But in a new 10-page research note on the impact of small business on jobs, Goldman Sachs’ economist Kris Dawsey argues that’s not accurate.
In one paragraph, he explains why size doesn’t matter. Rather, age does.
…recent research indicates the conventional wisdom that small businesses are responsible for all or most net job growth is not correct. For example, Haltiwanger et al. (2010) find that after controlling for firm age, there is no systematic relationship between net job growth and firm size. They find that historically the most important contributor to whether a firm grows or not is its age, rather than its size. The process of young firms (which do tend to start out small) growing into larger firms is the true contributor to job growth. Others such as Hurst and Pugsley (2011) back up this finding, noting that the vast majority of small firms start small and do not grow significantly. Furthermore, small firms are disproportionately concentrated in areas of the economy that tend to have lower productivity growth, including doctors’ offices, small shopkeepers, restaurants, the building trades, etc.
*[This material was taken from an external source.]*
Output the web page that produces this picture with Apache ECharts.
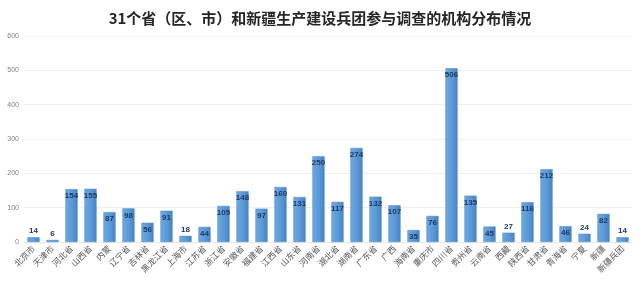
<!DOCTYPE html>
<html>
<head>
<meta charset="utf-8">
<script src="https://cdn.jsdelivr.net/npm/echarts@6/dist/echarts.min.js"></script>
<style>
html,body{margin:0;padding:0;background:#fff;}
#chart{width:640px;height:283px;}
</style>
</head>
<body>
<div id="chart"></div>
<script>
// Regions taking part in the survey and how many institutions each contributed
const regions = ['北京市','天津市','河北省','山西省','内蒙','辽宁省','吉林省','黑龙江省','上海市','江苏省','浙江省','安徽省','福建省','江西省','山东省','河南省','湖北省','湖南省','广东省','广西','海南省','重庆市','四川省','贵州省','云南省','西藏','陕西省','甘肃省','青海省','宁夏','新疆','新疆兵团'];
const institutions = [14,6,154,155,87,98,56,91,18,44,105,148,97,160,131,250,117,274,132,107,35,76,506,135,45,27,116,212,46,24,82,14];
const yTicks = [0,100,200,300,400,500,600];

const chart = echarts.init(document.getElementById('chart'));

const barColor = new echarts.graphic.LinearGradient(0,0,1,0,[
  {offset:0,color:'#6ea9e2'},
  {offset:0.5,color:'#5b9bd8'},
  {offset:1,color:'#4683c6'}
]);

// Short bars get their label above the bar instead of inside
const seriesData = institutions.map(v => ({
  value: v,
  label: v < 30 ? {position:'top', distance:2} : {position:'insideTop', distance:3}
}));

chart.setOption({
  animation:false,
  title:{
    text:'31个省（区、市）和新疆生产建设兵团参与调查的机构分布情况',
    left:'center', top:6,
    textStyle:{fontFamily:'Noto Sans CJK SC', fontSize:15, fontWeight:'bold', color:'#262626'}
  },
  grid:{left:24, right:8, top:36, bottom:41, containLabel:false},
  xAxis:{
    type:'category',
    data:regions,
    axisLine:{lineStyle:{color:'#e6e6e6'}},
    axisTick:{show:false},
    axisLabel:{rotate:45, interval:0, margin:5, fontSize:8.5, color:'#595959', fontFamily:'Noto Sans CJK SC'}
  },
  yAxis:{
    type:'value',
    min:yTicks[0], max:yTicks[yTicks.length-1], interval:100,
    axisLine:{show:false},
    axisTick:{show:false},
    splitLine:{lineStyle:{color:'#eeeeee'}},
    axisLabel:{fontSize:7, color:'#808080', margin:5, fontFamily:'Liberation Sans'}
  },
  series:[{
    type:'bar',
    data:seriesData,
    barCategoryGap:'36%',
    itemStyle:{color:barColor, borderColor:'#4f86c2', borderWidth:0.5},
    label:{
      show:true,
      fontSize:8, fontWeight:'bold', color:'#1f3864',
      fontFamily:'Liberation Sans'
    }
  }]
});
</script>
</body>
</html>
That’s very intuitive. Check out Dawsey’s chart:
Unfortunately, that doesn’t address the fact that small business creation is lagging. The stats are very clear and they are undisputed.
But Dawsey explains:
…the underperformance of small business in the current business cycle can be largely traced back to the unique character of this business cycle relative to past cycles in terms of the composition of job losses. Construction employment declined more sharply relative to its peak―both on an absolute and proportional basis―than employment in any other major industry group. Furthermore, construction employment has regained only a small fraction of the jobs lost during the past recession. Because employment within the construction industry is disproportionately geared toward small firms, and because the share of employment in the construction industry among large firms is the lowest of any industry (Exhibit 3), the idiosyncratic poor performance of the construction sector goes a long way toward explaining the poor performance of small business employment more broadly. In other words, the question is not why has small business employment done so poorly since its peak, but rather why has construction employment done so poorly since its peak―a question that we can answer much more readily in light of the collapse of the housing bubble starting in 2006. Our rough calculations suggest that roughly all of the “missing jobs” in the small business sector (on a net basis) can be accounted for by the decline in employment among small firms in the construction industry.
Here’s Dawsey’s chart:
Despite all of this, Dawsey communicates the house view that job creation will continue.
“Although there are risks posed by the low rate of new firm creation in recent years, our outlook for job growth remains broadly positive,” he wrote. “Nonetheless, under our forecast, the labour market will take a number of years to normalize, with the unemployment rate likely falling back to a more normal level by around 2017.”
Next Friday, we’ll get the August jobs report. Goldman expects payrolls grew by 200,000.